------ INPUT

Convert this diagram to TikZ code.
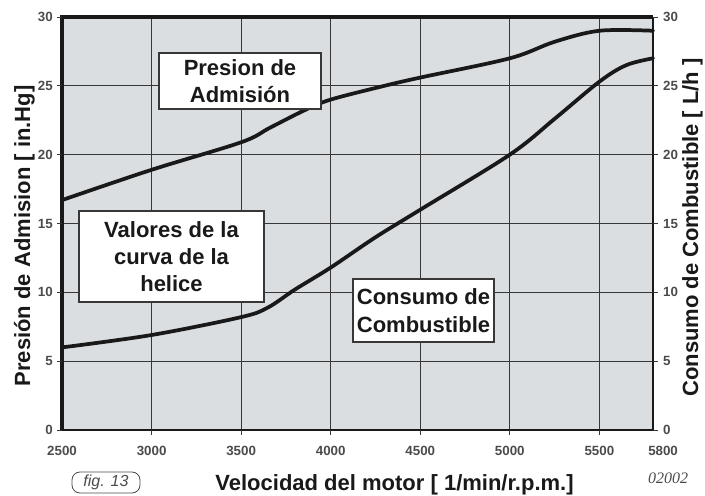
\documentclass[tikz,border=0pt]{standalone}
\usepackage{tikz}
\usepackage{fontspec}
\setmainfont{Liberation Sans}
\newfontfamily\codefont{Liberation Serif}
\definecolor{plotbg}{RGB}{218,222,224}
\definecolor{gridc}{RGB}{55,55,55}
\definecolor{tickc}{RGB}{75,75,75}
\definecolor{inkc}{RGB}{25,25,25}

\begin{document}
\begin{tikzpicture}
[x=0.75pt,y=0.75pt,
 every node/.style={inner sep=0pt,outer sep=0pt},
 tick/.style={font=\fontsize{10}{11}\selectfont\bfseries,text=tickc},
 tk/.style={draw=gridc,line width=0.7pt},
 ttl/.style={font=\fontsize{16.5}{20}\selectfont\bfseries,text=inkc},
 lbl/.style={rectangle,draw=gridc,line width=0.8pt,fill=white,align=center,font=\fontsize{16.5}{20.5}\selectfont\bfseries,text=inkc},
 curve/.style={draw=inkc,line width=2.8pt,line join=round,line cap=round},
 thinframe/.style={draw=inkc,line width=1.5pt},
 thickframe/.style={draw=inkc,line width=3pt,line join=miter}]
\useasboundingbox (0,0) rectangle (705,495);

\begin{scope}[x=0.134318pt,y=10.325pt,shift={(-289.27pt,48.75pt)}]
\fill[plotbg] (2500,0) rectangle (5800,30);
\draw[gridc,line width=0.9pt] (2500,0) grid[xstep=500,ystep=5] (5800,30);
\draw[curve] plot[smooth,tension=0.55] coordinates {(2500,16.7) (3000,18.9) (3500,20.9) (3660,21.95) (3850,23.2) (4000,24.0) (4300,25.0) (4500,25.6) (5000,27.0) (5250,28.2) (5500,29.0) (5800,29.0)};
\draw[curve] plot[smooth,tension=0.55] coordinates {(2500,6.0) (3000,6.9) (3500,8.2) (3650,8.9) (3800,10.2) (4000,11.8) (4250,14.0) (4500,16.0) (5000,20.0) (5250,22.6) (5500,25.3) (5650,26.5) (5800,27.0)};
\draw[thinframe] (2500,0) -- (5800,0) -- (5800,30);
\draw[thickframe] (2500,0) -- (2500,30) -- (5800,30);
\draw[tk] (2500,0) -- ++(-4pt,0) (2500,5) -- ++(-4pt,0) (2500,10) -- ++(-4pt,0) (2500,15) -- ++(-4pt,0) (2500,20) -- ++(-4pt,0) (2500,25) -- ++(-4pt,0) (2500,30) -- ++(-4pt,0);
\draw[tk] (5800,0) -- ++(4pt,0) (5800,5) -- ++(4pt,0) (5800,10) -- ++(4pt,0) (5800,15) -- ++(4pt,0) (5800,20) -- ++(4pt,0) (5800,25) -- ++(4pt,0) (5800,30) -- ++(4pt,0);
\draw[tk] (3000,0) -- ++(0,-4pt) (3500,0) -- ++(0,-4pt) (4000,0) -- ++(0,-4pt) (4500,0) -- ++(0,-4pt) (5000,0) -- ++(0,-4pt) (5500,0) -- ++(0,-4pt);

\node[tick,anchor=east] (l0)  at ([xshift=-7pt]2500,0)  {0};
\node[tick,anchor=east] (l5)  at ([xshift=-7pt]2500,5)  {5};
\node[tick,anchor=east] (l10) at ([xshift=-7pt]2500,10) {10};
\node[tick,anchor=east] (l15) at ([xshift=-7pt]2500,15) {15};
\node[tick,anchor=east] (l20) at ([xshift=-7pt]2500,20) {20};
\node[tick,anchor=east] (l25) at ([xshift=-7pt]2500,25) {25};
\node[tick,anchor=east] (l30) at ([xshift=-7pt]2500,30) {30};
\node[tick,anchor=west] (r0)  at ([xshift=7.5pt]5800,0)  {0};
\node[tick,anchor=west] (r5)  at ([xshift=7.5pt]5800,5)  {5};
\node[tick,anchor=west] (r10) at ([xshift=7.5pt]5800,10) {10};
\node[tick,anchor=west] (r15) at ([xshift=7.5pt]5800,15) {15};
\node[tick,anchor=west] (r20) at ([xshift=7.5pt]5800,20) {20};
\node[tick,anchor=west] (r25) at ([xshift=7.5pt]5800,25) {25};
\node[tick,anchor=west] (r30) at ([xshift=7.5pt]5800,30) {30};
\node[tick,anchor=base] (x2500) at ([yshift=-19.5pt]2500,0) {2500};
\node[tick,anchor=base] (x3000) at ([yshift=-19.5pt]3000,0) {3000};
\node[tick,anchor=base] (x3500) at ([yshift=-19.5pt]3500,0) {3500};
\node[tick,anchor=base] (x4000) at ([yshift=-19.5pt]4000,0) {4000};
\node[tick,anchor=base] (x4500) at ([yshift=-19.5pt]4500,0) {4500};
\node[tick,anchor=base] (x5000) at ([yshift=-19.5pt]5000,0) {5000};
\node[tick,anchor=base] (x5500) at ([yshift=-19.5pt]5500,0) {5500};
\node[tick,anchor=base] (x5800) at ([xshift=7.5pt,yshift=-19.5pt]5800,0) {5800};
\end{scope}

\node[lbl,minimum width=121.5pt,minimum height=42pt] (presion) at (240,414) {Presion de\\Admisión};
\node[lbl,minimum width=138.75pt,minimum height=68.25pt] (helice) at (171.5,238.5) {Valores de la\\curva de la\\helice};
\node[lbl,minimum width=105.75pt,minimum height=47.25pt] (consumo) at (423.5,184.5) {Consumo de\\Combustible};

\node[ttl,anchor=base] (xttl) at (394.5,5) {Velocidad del motor [ 1/min/r.p.m.]};
\node[ttl,rotate=90,anchor=base] (lttl) at (30,259) {Presión de Admision [ in.Hg]};
\node[ttl,rotate=90,anchor=base] (rttl) at (698,267.5) {Consumo de Combustible [ L/h ]};

\node[draw=tickc,line width=0.6pt,rounded corners=6pt,minimum width=51pt,minimum height=15.75pt,font=\fontsize{12}{14}\selectfont\itshape,text=tickc] (fig) at (106,12.5) {fig. 13};
\node[font={\codefont\itshape\fontsize{12}{14}\selectfont},text=tickc] (code) at (668,17) {02002};
\end{tikzpicture}
\end{document}
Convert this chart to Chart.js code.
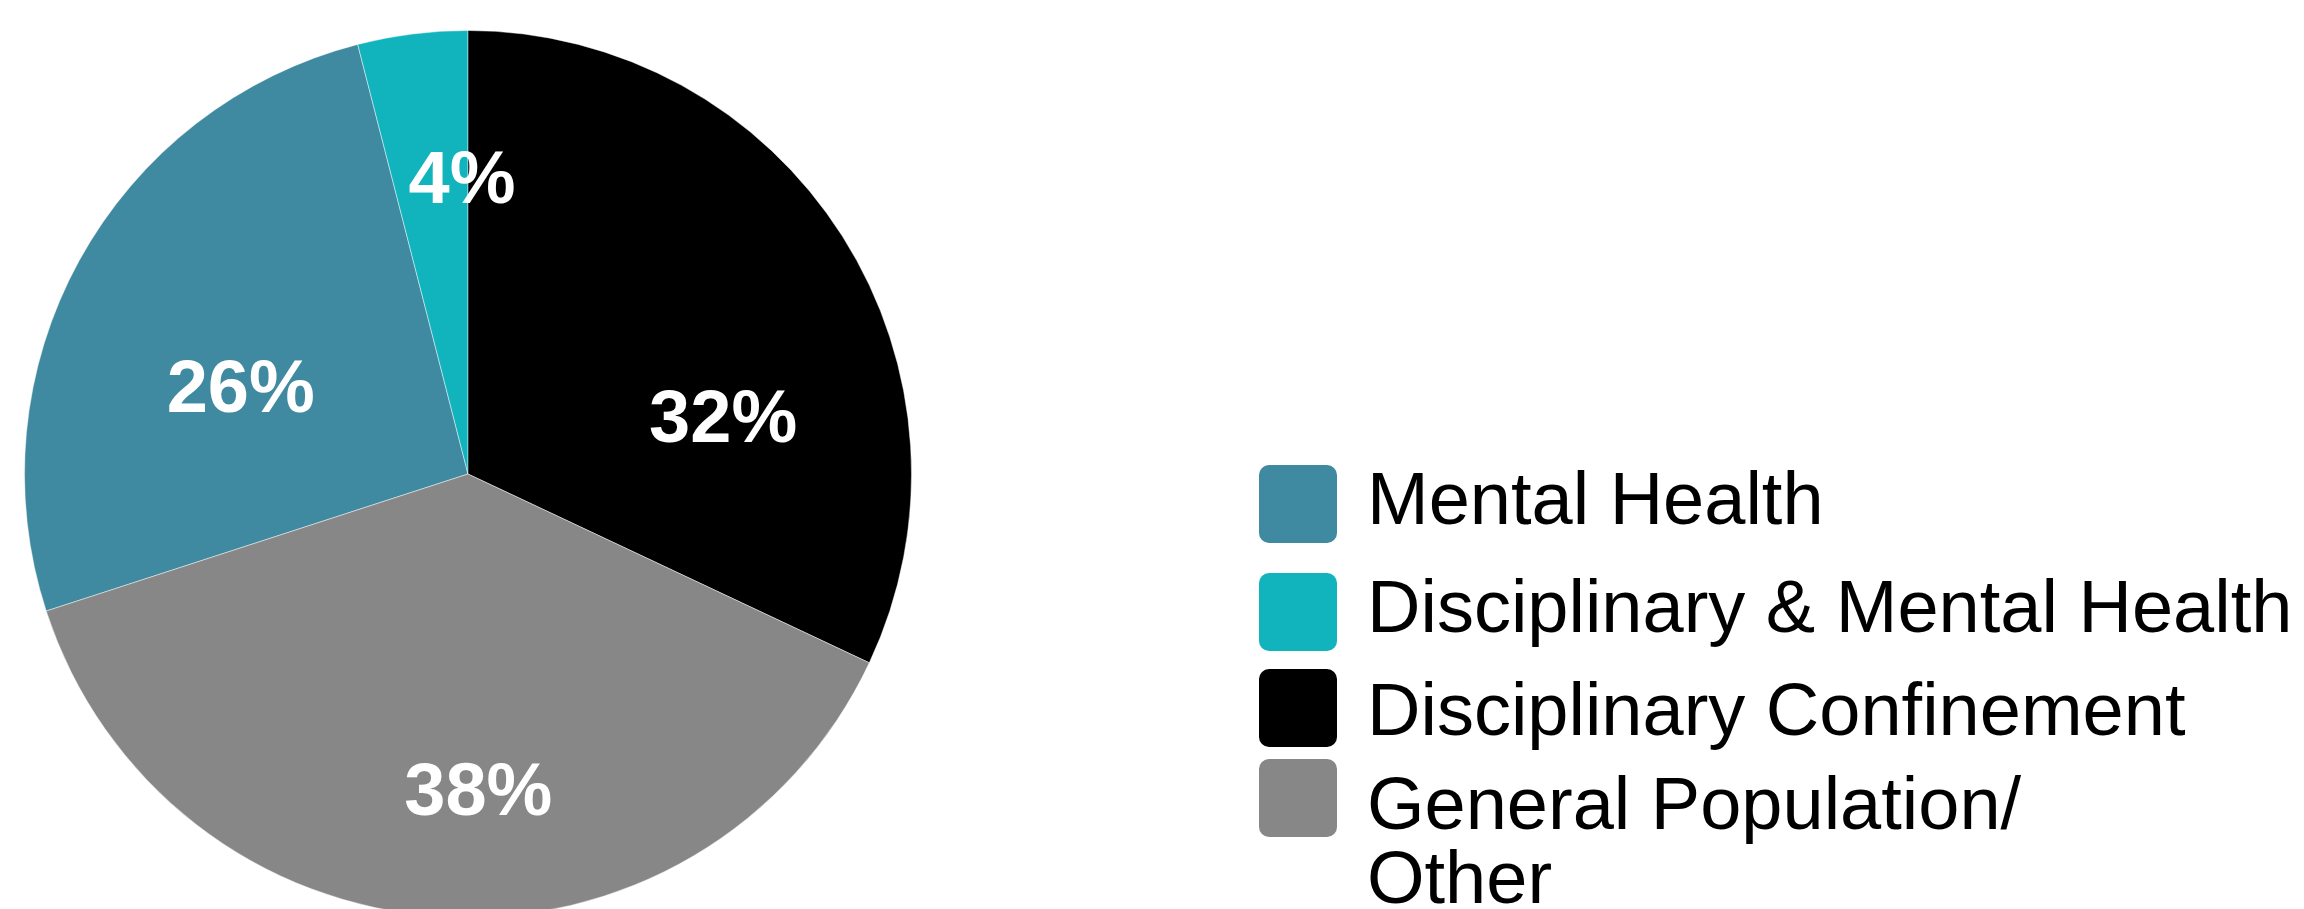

------------

→ GIVEN REQUEST:
Copy out every line of the material above exactly, skipping the pictures.

→ RESULT BELOW:
Convert this diagram to TikZ code.
\documentclass[tikz,border=0pt]{standalone}
\usepackage{tikz}
\usepackage{fontspec}
\setmainfont{Liberation Sans}
\newfontfamily\codefont{Liberation Serif}
\definecolor{plotbg}{RGB}{218,222,224}
\definecolor{gridc}{RGB}{55,55,55}
\definecolor{tickc}{RGB}{75,75,75}
\definecolor{inkc}{RGB}{25,25,25}

\begin{document}
\begin{tikzpicture}
[x=0.75pt,y=0.75pt,
 every node/.style={inner sep=0pt,outer sep=0pt},
 tick/.style={font=\fontsize{10}{11}\selectfont\bfseries,text=tickc},
 tk/.style={draw=gridc,line width=0.7pt},
 ttl/.style={font=\fontsize{16.5}{20}\selectfont\bfseries,text=inkc},
 lbl/.style={rectangle,draw=gridc,line width=0.8pt,fill=white,align=center,font=\fontsize{16.5}{20.5}\selectfont\bfseries,text=inkc},
 curve/.style={draw=inkc,line width=2.8pt,line join=round,line cap=round},
 thinframe/.style={draw=inkc,line width=1.5pt},
 thickframe/.style={draw=inkc,line width=3pt,line join=miter}]
\useasboundingbox (0,0) rectangle (705,495);

\begin{scope}[x=0.134318pt,y=10.325pt,shift={(-289.27pt,48.75pt)}]
\fill[plotbg] (2500,0) rectangle (5800,30);
\draw[gridc,line width=0.9pt] (2500,0) grid[xstep=500,ystep=5] (5800,30);
\draw[curve] plot[smooth,tension=0.55] coordinates {(2500,16.7) (3000,18.9) (3500,20.9) (3660,21.95) (3850,23.2) (4000,24.0) (4300,25.0) (4500,25.6) (5000,27.0) (5250,28.2) (5500,29.0) (5800,29.0)};
\draw[curve] plot[smooth,tension=0.55] coordinates {(2500,6.0) (3000,6.9) (3500,8.2) (3650,8.9) (3800,10.2) (4000,11.8) (4250,14.0) (4500,16.0) (5000,20.0) (5250,22.6) (5500,25.3) (5650,26.5) (5800,27.0)};
\draw[thinframe] (2500,0) -- (5800,0) -- (5800,30);
\draw[thickframe] (2500,0) -- (2500,30) -- (5800,30);
\draw[tk] (2500,0) -- ++(-4pt,0) (2500,5) -- ++(-4pt,0) (2500,10) -- ++(-4pt,0) (2500,15) -- ++(-4pt,0) (2500,20) -- ++(-4pt,0) (2500,25) -- ++(-4pt,0) (2500,30) -- ++(-4pt,0);
\draw[tk] (5800,0) -- ++(4pt,0) (5800,5) -- ++(4pt,0) (5800,10) -- ++(4pt,0) (5800,15) -- ++(4pt,0) (5800,20) -- ++(4pt,0) (5800,25) -- ++(4pt,0) (5800,30) -- ++(4pt,0);
\draw[tk] (3000,0) -- ++(0,-4pt) (3500,0) -- ++(0,-4pt) (4000,0) -- ++(0,-4pt) (4500,0) -- ++(0,-4pt) (5000,0) -- ++(0,-4pt) (5500,0) -- ++(0,-4pt);

\node[tick,anchor=east] (l0)  at ([xshift=-7pt]2500,0)  {0};
\node[tick,anchor=east] (l5)  at ([xshift=-7pt]2500,5)  {5};
\node[tick,anchor=east] (l10) at ([xshift=-7pt]2500,10) {10};
\node[tick,anchor=east] (l15) at ([xshift=-7pt]2500,15) {15};
\node[tick,anchor=east] (l20) at ([xshift=-7pt]2500,20) {20};
\node[tick,anchor=east] (l25) at ([xshift=-7pt]2500,25) {25};
\node[tick,anchor=east] (l30) at ([xshift=-7pt]2500,30) {30};
\node[tick,anchor=west] (r0)  at ([xshift=7.5pt]5800,0)  {0};
\node[tick,anchor=west] (r5)  at ([xshift=7.5pt]5800,5)  {5};
\node[tick,anchor=west] (r10) at ([xshift=7.5pt]5800,10) {10};
\node[tick,anchor=west] (r15) at ([xshift=7.5pt]5800,15) {15};
\node[tick,anchor=west] (r20) at ([xshift=7.5pt]5800,20) {20};
\node[tick,anchor=west] (r25) at ([xshift=7.5pt]5800,25) {25};
\node[tick,anchor=west] (r30) at ([xshift=7.5pt]5800,30) {30};
\node[tick,anchor=base] (x2500) at ([yshift=-19.5pt]2500,0) {2500};
\node[tick,anchor=base] (x3000) at ([yshift=-19.5pt]3000,0) {3000};
\node[tick,anchor=base] (x3500) at ([yshift=-19.5pt]3500,0) {3500};
\node[tick,anchor=base] (x4000) at ([yshift=-19.5pt]4000,0) {4000};
\node[tick,anchor=base] (x4500) at ([yshift=-19.5pt]4500,0) {4500};
\node[tick,anchor=base] (x5000) at ([yshift=-19.5pt]5000,0) {5000};
\node[tick,anchor=base] (x5500) at ([yshift=-19.5pt]5500,0) {5500};
\node[tick,anchor=base] (x5800) at ([xshift=7.5pt,yshift=-19.5pt]5800,0) {5800};
\end{scope}

\node[lbl,minimum width=121.5pt,minimum height=42pt] (presion) at (240,414) {Presion de\\Admisión};
\node[lbl,minimum width=138.75pt,minimum height=68.25pt] (helice) at (171.5,238.5) {Valores de la\\curva de la\\helice};
\node[lbl,minimum width=105.75pt,minimum height=47.25pt] (consumo) at (423.5,184.5) {Consumo de\\Combustible};

\node[ttl,anchor=base] (xttl) at (394.5,5) {Velocidad del motor [ 1/min/r.p.m.]};
\node[ttl,rotate=90,anchor=base] (lttl) at (30,259) {Presión de Admision [ in.Hg]};
\node[ttl,rotate=90,anchor=base] (rttl) at (698,267.5) {Consumo de Combustible [ L/h ]};

\node[draw=tickc,line width=0.6pt,rounded corners=6pt,minimum width=51pt,minimum height=15.75pt,font=\fontsize{12}{14}\selectfont\itshape,text=tickc] (fig) at (106,12.5) {fig. 13};
\node[font={\codefont\itshape\fontsize{12}{14}\selectfont},text=tickc] (code) at (668,17) {02002};
\end{tikzpicture}
\end{document}
Convert this chart to Chart.js code.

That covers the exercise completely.